Thursday, October 25th 12:30 pm - 1:30 pm, IBS 155B
Allison Atteberry, CU-Boulder School of Education, Research and Evaluation Methods
Title: It’s About Time: Evidence on Time Use in Full-Versus Half-Day Preschool Contexts
Abstract: High quality early childhood education (ECE) programs can alter children’s life trajectories and yield substantial social returns. One promising approach to realizing social benefits from ECE investments is through improvements to their quality and intensity. The current research project adds to the small existing literature by providing new experimental evidence about the impacts of full-day preschool, on a host of immediate- and medium-term outcomes in a small, predominantly low-income, non-White, and ELL district near Denver. Prior to 2016, this district provided only half-day preschool. In 2016-2017, the district created nine new full-day classrooms as part of a Full-Day Pre-K Pilot Program, and since then we have randomized two cohorts of applicants to these full-day slots or the business-as-usual half-day slots. Cohort 1 exhibited large effects on academic and socio-emotional outcomes by the end of the preschool year. Assuming that we continue to find evidence of positive effects of full-day preschool offers, the next policy-relevant question is about how the additional time in school is used, relative to how it would have been used in the absence of the full-day option.

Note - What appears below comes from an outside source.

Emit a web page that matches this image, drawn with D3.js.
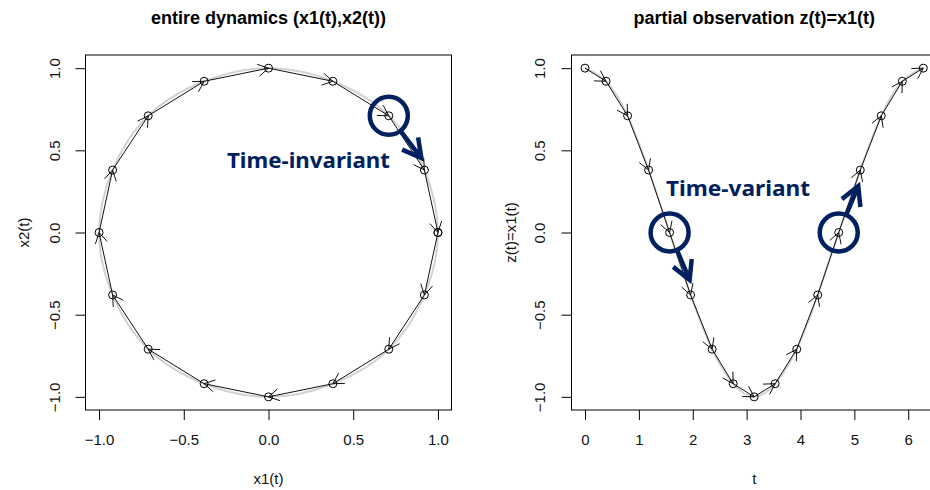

Bio: Allison Atteberry is an assistant professor in the Research and Evaluation Methodology (REM) program, within the CU-Boulder School of Education. She received her Ph.D. in 2011 from the Stanford School of Education in educational policy analysis, with a minor in statistics. Dr. Atteberry conducts research on teacher- and school-level interventions designed to improve the quality of instruction experienced by historically underserved students. As a field, we are increasingly aware of how difficult it is to determine whether policies, practices, and interventions have the intended impacts, and so Dr. Atteberry approaches her work with a strong interest in what constitutes compelling evidence of causal effects in quantitative research. In terms of methods, Dr. Atteberry teaches and uses both econometric and statistical approaches to education policy analysis. Dr. Atteberry’s academic interests center on policies and interventions that are intended to help provide effective teachers to the students who need them most. This has led her to focus on the identification, selection, development, and retention of teachers who have measurable impacts on student achievement.
Mimi Engel, CU-Boulder School of Education, Research and Evaluation Methods
Title: Understanding Absenteeism in Elementary School: Results from an RCT embedded qualitative study
Abstract: Chronic truancy – missing 5% or more of the days of a school year – has been on the rise in Chicago’s Public Schools (CPS). In this talk I will briefly share results from a large-scale randomized controlled trial of Check & Connect, a structured monitoring and mentoring program focused on student engagement with school, that was implemented in CPS in 2011-2013. The focus of the talk will be on understanding why elementary school students in an urban context miss school. I will explore what students and their families report in terms of reasons for missing school and the home, school, neighborhood, and contextual factors that likely influence school attendance among this population.
Bio: Mimi Engel is an associate professor in the Research and Evaluation Methodology (REM) program in the CU-Boulder School of Education. Through her research, Dr. Engel aims to contribute to our understanding of how policies and programs affect children’s developmental outcomes and opportunities to learn. Her interest in studying how schools and other contexts influence students is informed by her training in human development and social policy and social work. Spanning several areas including teacher labor markets (focus on teacher hiring), early skill formation (focus on mathematics teaching and learning for young children), and contextual influences on children, the central aim of her research is to provide new information about policies, programs, and administrative factors that have the potential to improve students’ school-related outcomes, particularly among students from traditionally under-served populations.